An equation for Fibonacci numbers

Question

Let $F(n)$ be $n$-th Fibonacci-number. Then the following holds: $$F(n)^2+F(n+1)^2=F(2n+1).$$ I have proved, but I want a brief proof. Do you know anything about it?

Answer 1

I can do a pretty neat proof ... though it does require a bit of set-up.

In particular, it's easily proven by relating the Fibonacci numbers to the following problem:

Suppose that you want to go up some flight of stairs and at every step you can take either one or two stairs: in how many ways can you get up the stairs?

Well, if we say that there are $n$ stairs, then it turns out there are $F_{n+1}$ ways to do it.

A very easy inductive proof shows why:

Base cases: If there is $1$ stairs, you can do it in only $1$ way, and indeed $F_{1+1}=F_2=1$. If there are $2$ stairs, then there are two ways: either take two steps of $1$, or take one step of $2$. And indeed, $F_{2+1}=F_3=2$

Inductive step: Say you have $n >2$ stairs. For your first step you can either go one up or two stairs up. By inductive hypothesis, there are $F_{n}$ ways to finish climbing the $n-1$ stairs after having taken a step of $1$ stairs, and there are $F_{n-1}$ ways to finish climbing the $n-2$ stairs after having taken a step of $2$ stairs. So, there are $F_{n}+F_{n-1}=F_{n+1}$ ways to climb $n$ stairs.
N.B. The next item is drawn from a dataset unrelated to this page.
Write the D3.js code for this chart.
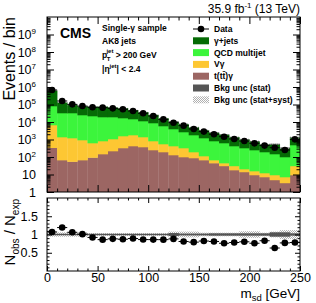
<!DOCTYPE html>
<html><head><meta charset="utf-8">
<script src="https://cdn.jsdelivr.net/npm/d3@7"></script>
<style>
html,body{margin:0;padding:0;background:#fff;}
svg{display:block;font-family:"Liberation Sans",Arial,sans-serif;}
</style></head><body>
<svg id="c" width="316" height="303"></svg>
<script>
// m_sd distribution, single-photon sample, 10 GeV bins from 0 to 250
const binEdges = d3.range(0, 251, 10);
const gjets   = [550000, 100500, 63500, 55400, 53200, 57600, 49200, 44800, 33200, 25300, 16700, 10500, 6380, 4940, 3230, 2220, 1650, 1270, 945, 690, 542, 346, 390, 226, 827];
const qcd     = [75300, 31300, 31500, 24200, 21400, 18500, 18200, 15300, 13000, 10000, 7950, 5360, 3560, 2360, 1610, 1100, 754, 586, 394, 306, 235, 181, 139, 93, 454];
const vgamma  = [6400, 1320, 1160, 870, 537, 673, 848, 1260, 1380, 1020, 570, 360, 295, 227, 105, 47, 22, 14, 13, 6.6, 6.4, 5, 4.5, 3.9, 21.6];
const ttgamma = [340, 67, 55, 67, 94, 148, 220, 327, 425, 373, 251, 193, 130, 100, 88, 67, 45, 31, 18, 14, 9.4, 7.2, 4.9, 3.3, 9.4];
const dataObs = [676000, 158500, 102000, 81300, 69200, 66100, 60300, 53700, 42700, 31600, 21900, 14100, 9120, 6170, 3980, 2820, 2000, 1445, 1070, 813, 603, 447, 339, 251, 1023];
// relative uncertainties on the background sum
const statUnc = [0.01, 0.01, 0.01, 0.01, 0.01, 0.01, 0.01, 0.01, 0.01, 0.01, 0.01, 0.01, 0.04, 0.02, 0.02, 0.02, 0.03, 0.03, 0.03, 0.03, 0.03, 0.03, 0.06, 0.06, 0.03];
const totUnc  = [0.06, 0.06, 0.06, 0.06, 0.04, 0.04, 0.04, 0.04, 0.04, 0.04, 0.04, 0.04, 0.08, 0.08, 0.08, 0.05, 0.05, 0.05, 0.05, 0.09, 0.09, 0.05, 0.08, 0.12, 0.12];
const xMajor = [0, 50, 100, 150, 200, 250];
const yDecades = d3.range(0, 10);
const rMajor = [0.5, 1, 1.5];

const X0 = 47, X1 = 300, T1 = 17, B1 = 192, T2 = 198, B2 = 271;
const svg = d3.select('#c');
const x = d3.scaleLinear().domain([0, 250]).range([X0, X1]);
const y = d3.scaleLog().domain([1, 1e10]).range([B1, T1]);
const yr = d3.scaleLinear().domain([0, 2]).range([B2, T2]);

const defs = svg.append('defs');
const pat = defs.append('pattern').attr('id', 'hatch').attr('patternUnits', 'userSpaceOnUse')
  .attr('width', 2).attr('height', 2);
pat.append('rect').attr('width', 1).attr('height', 1).attr('fill', '#b0b0b0');
pat.append('rect').attr('x', 1).attr('y', 1).attr('width', 1).attr('height', 1).attr('fill', '#b0b0b0');
defs.append('clipPath').attr('id', 'clipTop').append('rect').attr('x', X0).attr('y', T1).attr('width', X1 - X0).attr('height', B1 - T1);
defs.append('clipPath').attr('id', 'clipBot').append('rect').attr('x', X0).attr('y', T2).attr('width', X1 - X0).attr('height', B2 - T2);

// stacked backgrounds
const keys = ['tt', 'vg', 'qcd', 'gj'];
const colors = { tt: '#9c6663', vg: '#fdc733', qcd: '#3cf53c', gj: '#056b05' };
const rows = binEdges.slice(0, -1).map((lo, i) => ({ lo, hi: binEdges[i + 1], tt: ttgamma[i], vg: vgamma[i], qcd: qcd[i], gj: gjets[i] }));
const series = d3.stack().keys(keys)(rows);
const total = rows.map(r => r.tt + r.vg + r.qcd + r.gj);

const gTop = svg.append('g').attr('clip-path', 'url(#clipTop)');
series.forEach(s => {
  gTop.append('g').selectAll('rect').data(s).join('rect')
    .attr('x', d => x(d.data.lo)).attr('width', d => x(d.data.hi) - x(d.data.lo) + 0.3)
    .attr('y', d => y(d[1]))
    .attr('height', d => y(Math.max(d[0], 1)) - y(d[1]) + 0.3)
    .attr('fill', colors[s.key]);
});
// uncertainty bands on the stack
gTop.append('g').selectAll('rect').data(rows).join('rect')
  .attr('x', d => x(d.lo)).attr('width', d => x(d.hi) - x(d.lo))
  .attr('y', (d, i) => y(total[i] * (1 + totUnc[i])))
  .attr('height', (d, i) => y(total[i] * (1 - totUnc[i])) - y(total[i] * (1 + totUnc[i])))
  .attr('fill', 'url(#hatch)');
gTop.append('g').selectAll('rect').data(rows).join('rect')
  .attr('x', d => x(d.lo)).attr('width', d => x(d.hi) - x(d.lo))
  .attr('y', (d, i) => y(total[i] * (1 + statUnc[i])))
  .attr('height', (d, i) => y(total[i] * (1 - statUnc[i])) - y(total[i] * (1 + statUnc[i])))
  .attr('fill', '#555');

// data points
const gData = svg.append('g');
gData.selectAll('line').data(rows).join('line')
  .attr('x1', d => x(d.lo)).attr('x2', d => x(d.hi))
  .attr('y1', (d, i) => y(dataObs[i])).attr('y2', (d, i) => y(dataObs[i]))
  .attr('stroke', '#000').attr('stroke-width', 1);
gData.selectAll('circle').data(rows).join('circle')
  .attr('cx', d => x((d.lo + d.hi) / 2)).attr('cy', (d, i) => y(dataObs[i]))
  .attr('r', 3.3).attr('fill', '#000');

// ratio panel
const gBot = svg.append('g').attr('clip-path', 'url(#clipBot)');
gBot.append('g').selectAll('rect').data(rows).join('rect')
  .attr('x', d => x(d.lo)).attr('width', d => x(d.hi) - x(d.lo) + 0.3)
  .attr('y', (d, i) => yr(1 + totUnc[i])).attr('height', (d, i) => yr(1 - totUnc[i]) - yr(1 + totUnc[i]))
  .attr('fill', 'url(#hatch)');
gBot.append('line').attr('x1', X0).attr('x2', X1).attr('y1', yr(1)).attr('y2', yr(1))
  .attr('stroke', '#555').attr('stroke-width', 1.5);
gBot.append('g').selectAll('rect').data(rows).join('rect')
  .attr('x', d => x(d.lo)).attr('width', d => x(d.hi) - x(d.lo) + 0.3)
  .attr('y', (d, i) => yr(1 + statUnc[i])).attr('height', (d, i) => yr(1 - statUnc[i]) - yr(1 + statUnc[i]))
  .attr('fill', '#555');
const ratio = dataObs.map((v, i) => v / total[i]);
gBot.append('g').selectAll('line').data(rows).join('line')
  .attr('x1', d => x(d.lo)).attr('x2', d => x(d.hi))
  .attr('y1', (d, i) => yr(ratio[i])).attr('y2', (d, i) => yr(ratio[i]))
  .attr('stroke', '#000');
gBot.append('g').selectAll('circle').data(rows).join('circle')
  .attr('cx', d => x((d.lo + d.hi) / 2)).attr('cy', (d, i) => yr(ratio[i]))
  .attr('r', 3.3).attr('fill', '#000');

// axes (ROOT style: inward ticks on all sides)
function ticks(g, axis) {
  g.call(axis);
  g.select('.domain').remove();
  g.selectAll('line').attr('stroke', '#000');
}
const xMinor = d3.range(0, 251, 10).filter(v => v % 50);
const yMinor = [];
yDecades.forEach(k => { for (let m = 2; m < 10; m++) yMinor.push(m * Math.pow(10, k)); });
const rMinor = d3.range(0.1, 2, 0.1).map(v => +v.toFixed(1)).filter(v => !rMajor.includes(v));

[[B1, T1, 7, 3.5], [B2, T2, 5, 2.5]].forEach(([bot, top, maj, mi]) => {
  ticks(svg.append('g').attr('transform', `translate(0,${bot})`), d3.axisBottom(x).tickValues(xMajor).tickSize(-maj).tickFormat(''));
  ticks(svg.append('g').attr('transform', `translate(0,${bot})`), d3.axisBottom(x).tickValues(xMinor).tickSize(-mi).tickFormat(''));
  ticks(svg.append('g').attr('transform', `translate(0,${top})`), d3.axisTop(x).tickValues(xMajor).tickSize(-maj).tickFormat(''));
  ticks(svg.append('g').attr('transform', `translate(0,${top})`), d3.axisTop(x).tickValues(xMinor).tickSize(-mi).tickFormat(''));
});
const yMajorVals = yDecades.map(k => Math.pow(10, k));
[[X0, d3.axisLeft], [X1, d3.axisRight]].forEach(([pos, ax], j) => {
  const gM = svg.append('g').attr('transform', `translate(${pos},0)`);
  ticks(gM, ax(y).tickValues(yMajorVals).tickSize(-7).tickPadding(4 + 7).tickFormat(j ? '' : d => d));
  ticks(svg.append('g').attr('transform', `translate(${pos},0)`), ax(y).tickValues(yMinor).tickSize(-3.5).tickFormat(''));
  const gR = svg.append('g').attr('transform', `translate(${pos},0)`);
  ticks(gR, ax(yr).tickValues(rMajor).tickSize(-5).tickPadding(4 + 5).tickFormat(j ? '' : d => d));
  ticks(svg.append('g').attr('transform', `translate(${pos},0)`), ax(yr).tickValues(rMinor).tickSize(-2.5).tickFormat(''));
  if (!j) {
    gM.selectAll('text').each(function (d) {
      const k = Math.round(Math.log10(d));
      const t = d3.select(this).text(null);
      if (k < 2) { t.text(k === 0 ? '1' : '10'); return; }
      t.append('tspan').text('10');
      t.append('tspan').attr('font-size', 8).attr('dy', -5).text(k);
    });
    gM.selectAll('text').attr('font-size', 12.5).attr('fill', '#000').attr('font-family', null);
    gR.selectAll('text').attr('font-size', 12.5).attr('fill', '#000').attr('font-family', null);
  }
});
const gXl = svg.append('g').attr('transform', `translate(0,${B2})`);
gXl.call(d3.axisBottom(x).tickValues(xMajor).tickSize(0).tickPadding(2));
gXl.select('.domain').remove();
gXl.selectAll('text').attr('font-size', 12.5).attr('fill', '#000').attr('font-family', null);

// frames
[[T1, B1], [T2, B2]].forEach(([t, b]) => svg.append('rect').attr('x', X0).attr('y', t)
  .attr('width', X1 - X0).attr('height', b - t).attr('fill', 'none').attr('stroke', '#000'));

// titles
svg.append('text').attr('transform', `translate(15,${T1}) rotate(-90)`).attr('text-anchor', 'end')
  .attr('font-size', 16).text('Events / bin');
const ny = svg.append('text').attr('transform', `translate(15,${T2 + 1}) rotate(-90)`).attr('text-anchor', 'end')
  .attr('font-size', 15);
ny.append('tspan').text('N');
ny.append('tspan').attr('font-size', 10).attr('dy', 4).text('obs');
ny.append('tspan').attr('dy', -4).text(' / N');
ny.append('tspan').attr('font-size', 10).attr('dy', 4).text('exp');
const xt = svg.append('text').attr('x', X1).attr('y', 298).attr('text-anchor', 'end').attr('font-size', 13.5);
xt.append('tspan').text('m');
xt.append('tspan').attr('font-size', 9.5).attr('dy', 3).text('sd');
xt.append('tspan').attr('dy', -3).text(' [GeV]');

const lumi = svg.append('text').attr('x', X1).attr('y', 13).attr('text-anchor', 'end').attr('font-size', 12);
lumi.append('tspan').text('35.9 fb');
lumi.append('tspan').attr('font-size', 8).attr('dy', -5).text('-1');
lumi.append('tspan').attr('dy', 5).text(' (13 TeV)');

svg.append('text').attr('x', 60).attr('y', 38).attr('font-size', 14).attr('font-weight', 'bold').text('CMS');
const hdr = svg.append('g').attr('font-size', 8.5).attr('font-weight', 'bold');
hdr.append('text').attr('x', 102).attr('y', 31).text('Single-γ sample');
hdr.append('text').attr('x', 102).attr('y', 44).text('AK8 jets');
const pt = hdr.append('text').attr('x', 102).attr('y', 58);
pt.append('tspan').text('p');
pt.append('tspan').attr('font-size', 6).attr('dy', 3).attr('dx', -0.5).text('T');
pt.append('tspan').attr('font-size', 6).attr('dy', -8).attr('dx', -4).text('jet');
pt.append('tspan').attr('dy', 5).text(' > 200 GeV');
const eta = hdr.append('text').attr('x', 102).attr('y', 72);
eta.append('tspan').text('|η');
eta.append('tspan').attr('font-size', 6).attr('dy', -4).text('jet');
eta.append('tspan').attr('dy', 4).text('| < 2.4');

// legend
const legItems = [
  { label: 'Data', type: 'data' },
  { label: 'γ+jets', fill: colors.gj },
  { label: 'QCD multijet', fill: colors.qcd },
  { label: 'Vγ', fill: colors.vg },
  { label: 't(tt̄)γ', fill: colors.tt },
  { label: 'Bkg unc (stat)', fill: '#555' },
  { label: 'Bkg unc (stat+syst)', fill: 'url(#hatch)' },
];
const leg = svg.append('g').attr('font-size', 8.5).attr('font-weight', 'bold');
legItems.forEach((it, i) => {
  const cy = 29 + i * 11.8;
  if (it.type === 'data') {
    leg.append('line').attr('x1', 193).attr('x2', 209).attr('y1', cy).attr('y2', cy).attr('stroke', '#000');
    leg.append('circle').attr('cx', 201).attr('cy', cy).attr('r', 3.3);
  } else {
    leg.append('rect').attr('x', 193).attr('y', cy - 3.5).attr('width', 16).attr('height', 7).attr('fill', it.fill);
  }
  leg.append('text').attr('x', 214).attr('y', cy + 3).text(it.label);
});
</script>
</body></html>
OK, so now that we have made a connection between the Fibonacci numbers and the number of ways to climb stairs in this way, we can prove your desired result very quickly:

Let's climb $2n$ stairs. We now know we can do this in $F_{2n+1}$ ways. But note that there are two different possibilities for us climbing those $2n$ stairs: The first way is that we climb the stairs and that at some point we will have climbed exactly $n$ stairs. If this happens, then there are $F_{n+1}$ ways to climb the first $n$ stairs, and also $F_{n+1}$ ways to climb the other $n$ stairs. The second way is that at some point we will have climbed exactly $n-1$ stairs, which can be done in $F_{n}$ ways, after which we take a step of $2$ stairs, and then finish climbing the remaining $n-1$ stairs, which can be done in $F_{n}$ ways. So, it must be true that:

$$F_{2n+1} = F_{n+1} \cdot F_{n+1} + F_{n} \cdot F_{n}$$

Answer 2

My favorite Fibonacci technique is the matrix formulation, which is well worth knowing and easily proved: $$ A^n= \begin{pmatrix}1&1\\1&0\end{pmatrix}^n= \begin{pmatrix}F_{n+1}&F_n\\F_n&F_{n-1}\end{pmatrix} $$ Therefore, $$ \begin{pmatrix}F_{2n+1}&F_{2n}\\F_{2n}&F_{2n-1}\end{pmatrix} =A^{2n} =(A^n)^2 =\begin{pmatrix}F_{n+1}&F_n\\F_n&F_{n-1}\end{pmatrix}^2 =\begin{pmatrix}F_n^2+F_{n+1}^2&*\\*&*\end{pmatrix} $$ The omitted terms give other identities, such as $F_{2n} = (F_{n-1}+F_{n+1})F_n$.